Frigo narrowed his eyes even further. ‘A good one?’

‘Among the top three necromancers in Europe! Possibly two, depending how you feel about—’

‘What are you after, Frigo?’ asked Baptiste.

Frigo peeled one of the loaves onto a shovel with a skilful flick of the wrist and headed towards the oven. ‘Do I have to be after something?’

‘Of course. You can’t help yourself.’

‘Oh, touché.’ Firelight flared across Frigo’s face as he leaned close, close enough for Sunny to have reached out and touched his pockmarked cheek. ‘There’s a thing I want. In a house.’ Which was troublingly vague.

‘Your people can’t get in?’ asked Baptiste.

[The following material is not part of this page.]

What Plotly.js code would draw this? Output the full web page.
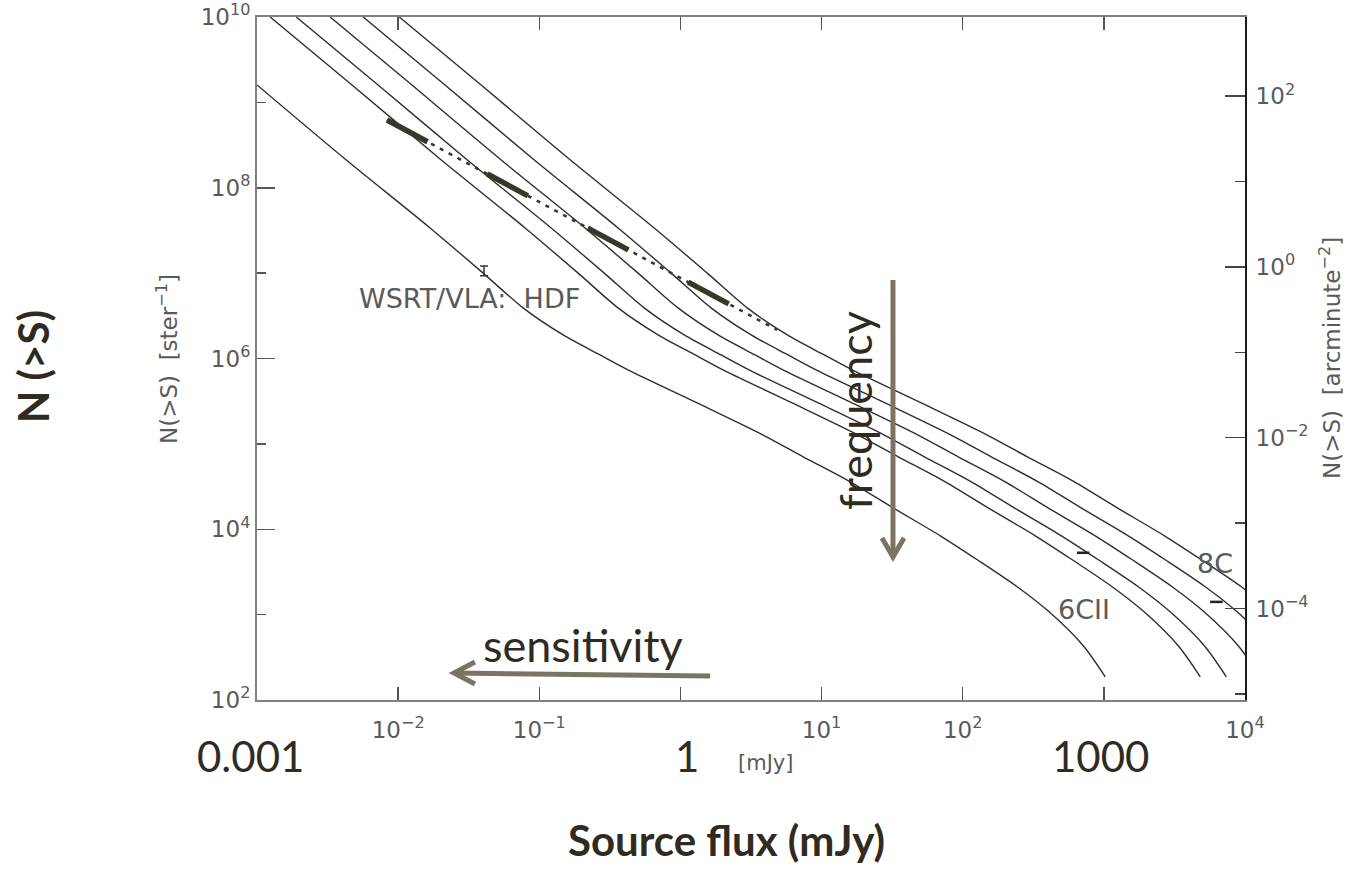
<!DOCTYPE html>
<html><head><meta charset="utf-8">
<script src="https://cdn.plot.ly/plotly-3.0.1.min.js"></script>
<style>html,body{margin:0;padding:0;background:#fff}</style>
</head><body><div id="chart" style="width:1346px;height:869px"></div>
<script>
// ---- data (S in mJy, N(>S) in sr^-1) ----
const countsA = [1.60e9, 2.17e8, 3.38e7, 1.00e7, 3.92e6, 1.89e6, 1.10e6, 7.16e5, 3.02e5, 1.27e5, 7.05e4, 3.59e4, 1.78e4, 8.38e3, 4.39e3, 2.12e3, 1.05e3, 432, 187];
const fluxA   = [0.001, 0.004207, 0.01683, 0.0400, 0.0767, 0.1476, 0.270, 0.4395, 1.312, 3.855, 7.413, 15.96, 32.14, 69.34, 126.8, 243.2, 416.9, 714.5, 1023];

const countsBF = [1e10, 1.60e9, 2.17e8, 3.38e7, 1.00e7, 3.92e6, 1.89e6, 1.10e6, 7.16e5, 3.02e5, 1.27e5, 7.05e4, 3.59e4, 1.78e4, 8.38e3, 4.39e3, 2.12e3, 1.05e3, 432, 187];
const fluxB = [0.001239, 0.00471, 0.01982, 0.0793, 0.1884, 0.3613, 0.695, 1.272, 2.070, 6.18, 18.16, 34.92, 75.2, 151.4, 326.6, 597, 1145, 1964, 3365, 4819];
const fluxC = [0.001897, 0.00721, 0.03034, 0.1214, 0.2884, 0.5531, 1.064, 1.947, 3.169, 9.46, 27.80, 53.46, 115.1, 231.8, 500, 914, 1754, 3006, 5152, 7377];
const fluxD = [0.003296, 0.01253, 0.0527, 0.2109, 0.501, 0.961, 1.849, 3.383, 5.507, 16.44, 48.30, 92.9, 200.0, 402.7, 868.8, 1589, 3047, 5224, 8953, 12818];
const fluxE = [0.005649, 0.02148, 0.0904, 0.3615, 0.859, 1.648, 3.170, 5.80, 9.44, 28.18, 82.8, 159.2, 342.8, 690.4, 1489, 2724, 5224, 8955, 15348, 21974];
const fluxF = [0.01019, 0.03873, 0.1629, 0.6518, 1.549, 2.971, 5.717, 10.46, 17.02, 50.81, 149.3, 287.1, 618.1, 1245, 2686, 4911, 9419, 16146, 27670, 39620];

const fluxDash   = [0.00834, 4.84];
const countsDash = [6.22e8, 2.16e6];

const fluxHDF = [0.0406], countsHDF = [1.06e7], errHDFup = [1.5e6], errHDFdn = [1.3e6];
const fluxSurvey = [714, 6270], countsSurvey = [5.3e3, 1.41e3];

const xTickVals = [1e-2, 1e-1, 10, 100, 1e4];
const xTickText = ['10<sup>\u22122</sup>', '10<sup>\u22121</sup>', '10<sup>1</sup>', '10<sup>2</sup>', '10<sup>4</sup>'];
const xMinorVals = [1, 1000];
const yTickVals = [1e2, 1e4, 1e6, 1e8, 1e10];
const yTickText = ['10<sup>2</sup>', '10<sup>4</sup>', '10<sup>6</sup>', '10<sup>8</sup>', '10<sup>10</sup>'];
const yMinorVals = [1e3, 1e5, 1e7, 1e9];
const y2TickVals = [1e-4, 1e-2, 1, 1e2];
const y2TickText = ['10<sup>\u22124</sup>', '10<sup>\u22122</sup>', '10<sup>0</sup>', '10<sup>2</sup>'];
const y2MinorVals = [1e-5, 1e-3, 1e-1, 10];

// ---- traces ----
const curveLine = {color: '#2e2e2e', width: 1.4, shape: 'spline', smoothing: 0.8};
const curves = [fluxA, fluxB, fluxC, fluxD, fluxE, fluxF].map((fx, i) => ({
  x: fx, y: i === 0 ? countsA : countsBF, type: 'scatter', mode: 'lines',
  line: curveLine, hoverinfo: 'skip', showlegend: false
}));

const traces = curves.concat([
  {x: fluxDash, y: countsDash, type: 'scatter', mode: 'lines', showlegend: false, hoverinfo: 'skip',
   line: {color: '#3a3628', width: 2.6, dash: '4px,6px'}},
  {x: fluxDash, y: countsDash, type: 'scatter', mode: 'lines', showlegend: false, hoverinfo: 'skip',
   line: {color: '#3a3628', width: 5.5, dash: '46px,68px'}},
  {x: fluxHDF, y: countsHDF, type: 'scatter', mode: 'markers', showlegend: false, hoverinfo: 'skip',
   marker: {size: 1, color: '#333'},
   error_y: {type: 'data', symmetric: false, array: errHDFup, arrayminus: errHDFdn, width: 4, thickness: 1.5, color: '#333'}},
  {x: fluxSurvey, y: countsSurvey, type: 'scatter', mode: 'markers', showlegend: false, hoverinfo: 'skip',
   marker: {symbol: 'line-ew', size: 9, line: {width: 2.5, color: '#222'}}}
]);

// ---- layout ----
const gray = '#5a5a5a';
const tickFont = {family: 'DejaVu Sans', size: 23, color: gray};
const olive = '#7b7462';
const dark = '#2f2b20';
function P(px, py) { return [(px - 257) / 988, (700 - py) / 683]; }
function ann(text, px, py, font, extra) {
  const p = P(px, py);
  return Object.assign({text: text, x: p[0], y: p[1], xref: 'paper', yref: 'paper',
    showarrow: false, xanchor: 'center', yanchor: 'middle', font: font}, extra || {});
}
const grayFont = s => ({family: 'DejaVu Sans', size: s, color: gray});
const slideFont = s => ({family: 'Lato', size: s, color: dark});
const slideBold = s => ({family: 'Lato', size: s, color: dark, weight: 'bold'});

function pathPaper(pts) {
  return pts.map((q, i) => { const p = P(q[0], q[1]); return (i ? 'L' : 'M') + p[0].toFixed(4) + ',' + p[1].toFixed(4); }).join(' ');
}

const layout = {
  width: 1346, height: 869,
  margin: {l: 257, r: 101, t: 17, b: 169},
  paper_bgcolor: '#ffffff', plot_bgcolor: '#ffffff',
  showlegend: false,
  xaxis: {
    type: 'log', range: [-3, 4], tickmode: 'array', tickvals: xTickVals, ticktext: xTickText,
    ticks: 'inside', ticklen: 13, tickwidth: 1.5, tickcolor: '#555',
    minor: {tickmode: 'array', tickvals: xMinorVals, ticks: 'inside', ticklen: 13, tickwidth: 1.5, tickcolor: '#555', showgrid: false},
    showline: true, linecolor: '#808080', linewidth: 2, mirror: 'ticks',
    showgrid: false, zeroline: false, tickfont: tickFont, ticklabelstandoff: 8
  },
  yaxis: {
    type: 'log', range: [2, 10], tickmode: 'array', tickvals: yTickVals, ticktext: yTickText,
    ticks: 'inside', ticklen: 18, tickwidth: 1.5, tickcolor: '#555',
    minor: {tickmode: 'array', tickvals: yMinorVals, ticks: 'inside', ticklen: 9, tickwidth: 1.5, tickcolor: '#555', showgrid: false},
    showline: true, linecolor: '#808080', linewidth: 2,
    showgrid: false, zeroline: false, tickfont: tickFont
  },
  yaxis2: {
    type: 'log', range: [-5.0725, 2.9275], overlaying: 'y', side: 'right', anchor: 'x',
    tickmode: 'array', tickvals: y2TickVals, ticktext: y2TickText,
    ticks: 'inside', ticklen: 20, tickwidth: 1.5, tickcolor: '#444',
    minor: {tickmode: 'array', tickvals: y2MinorVals, ticks: 'inside', ticklen: 10, tickwidth: 1.5, tickcolor: '#444', showgrid: false},
    showline: true, linecolor: '#1a1a1a', linewidth: 2,
    showgrid: false, zeroline: false, tickfont: tickFont, ticklabelstandoff: 4
  },
  annotations: [
    ann('WSRT/VLA:\u00a0\u00a0HDF', 357, 298, grayFont(27), {xanchor: 'left'}),
    ann('6CII', 1084, 609, grayFont(27)),
    ann('8C', 1215, 563, grayFont(27)),
    ann('[mJy]', 765, 763, grayFont(21)),
    ann('N(&gt;S)  [ster<sup>\u22121</sup>]', 167, 359, grayFont(23), {textangle: -90}),
    ann('N(&gt;S)  [arcminute<sup>\u22122</sup>]', 1330, 358, grayFont(23), {textangle: -90}),
    ann('frequency', 855, 411, slideFont(45), {textangle: -90}),
    ann('sensitivity', 583, 645, slideFont(45)),
    ann('0.001', 250, 756, slideFont(42)),
    ann('1', 687, 756, slideFont(42)),
    ann('1000', 1100, 756, slideFont(42)),
    ann('<b>Source flux (mJy)</b>', 726, 840, slideBold(42)),
    ann('<b>N (&gt;S)</b>', 33, 367, slideBold(42), {textangle: -90})
  ],
  shapes: [
    {type: 'path', xref: 'paper', yref: 'paper', path: pathPaper([[893, 280], [893, 556]]), line: {color: olive, width: 5}},
    {type: 'path', xref: 'paper', yref: 'paper', path: pathPaper([[882, 538], [893, 557], [904, 538]]), line: {color: olive, width: 5}},
    {type: 'path', xref: 'paper', yref: 'paper', path: pathPaper([[455, 673], [710, 676]]), line: {color: olive, width: 5}},
    {type: 'path', xref: 'paper', yref: 'paper', path: pathPaper([[475, 662], [454, 673], [475, 684]]), line: {color: olive, width: 5}}
  ]
};

// empty trace that registers the right-hand (arcminute) axis
traces.push({x: [], y: [], yaxis: 'y2', type: 'scatter', mode: 'lines', showlegend: false, hoverinfo: 'skip'});

Plotly.newPlot('chart', traces, layout, {displayModeBar: false, staticPlot: true});
</script>
</body></html>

‘Oh, they got in.’ Frigo turned, leaning on the shovel. ‘They just never came out.’

‘No one comes out o’ that place,’ said the little girl, spinning her knife in her fingers and flashing a grin almost as nasty as Vigga’s. ‘Folk say it’s cursed.’

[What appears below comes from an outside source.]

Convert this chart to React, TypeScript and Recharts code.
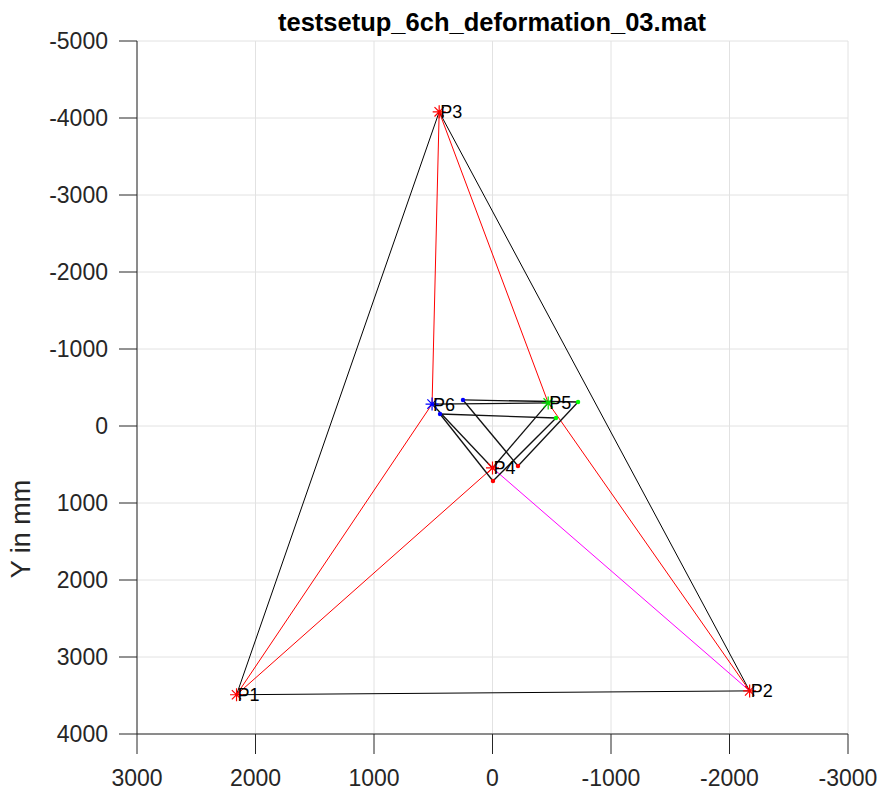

‘Belonged to an illusionist.’ Frigo was shovelling up the next loaf. ‘Left Venice long ago but the house is still … protected.’

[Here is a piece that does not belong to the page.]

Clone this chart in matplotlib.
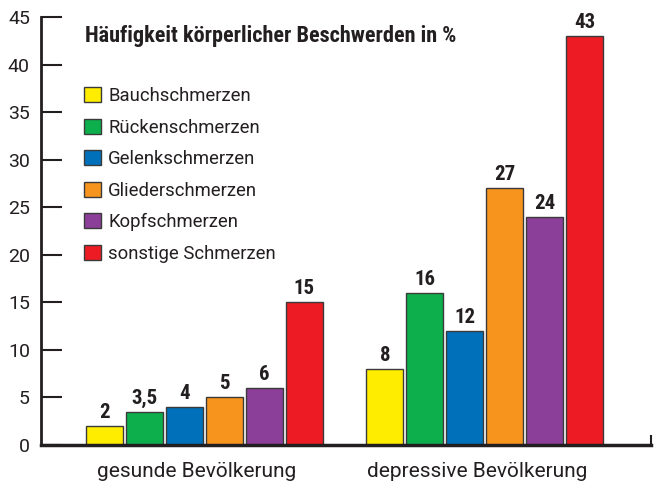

‘Protected how?’ asked Balthazar.

Frigo slid the next loaf into the oven and shrugged. ‘You’re the warlock.’

Balthazar’s lip curled but Jakob cut in ahead of him. ‘What is it we’re looking for?’

‘A white box, about so big, with a star on the lid.’

‘What’s in it?’

‘That’s my business.’

‘I like to know what I’m getting into.’

‘Aye, but something tells me you tend to wade into it regardless. I’ve told you what I can. You don’t like the terms—’

‘—you know where the fucking door is!’ finished his granddaughter.

Baptiste glanced at Jakob, brows high. Baron Rikard tipped his head back and gave a sigh. Sunny edged a little closer to the warmth of the oven.

‘That it should come to this,’ murmured Balthazar bitterly. ‘Running errands for a baker and crime lord.’

‘And those are just my hobbies,’ said Frigo, mildly.

‘I will need equipment.’

‘Marangon can get you anything.’

‘ Highly specialised equipment.’

‘Marangon can get you anything .’

‘We bring you this box.’ Jakob took one deliberate step forwards, towards the altar stone. One step and he stopped. ‘You organise us passage to Troy.’

‘Done.’ Frigo nodded towards the oven. ‘Wait a bit, you can take a fresh loaf as a bonus.’

‘We’d sooner get started.’

‘Suit yourself.’ And Frigo shovelled up another.

Marangon beckoned them towards the door, and everyone turned to follow, or watched them go, so Sunny grabbed the chance to take a quick breath, then with some reluctance had to leave the warmth of the oven behind. Frigo’s granddaughter had put her knife down near the corner of the floury altar stone.

Looked like it might fall and hurt someone, so Sunny pushed it back safe on the way out.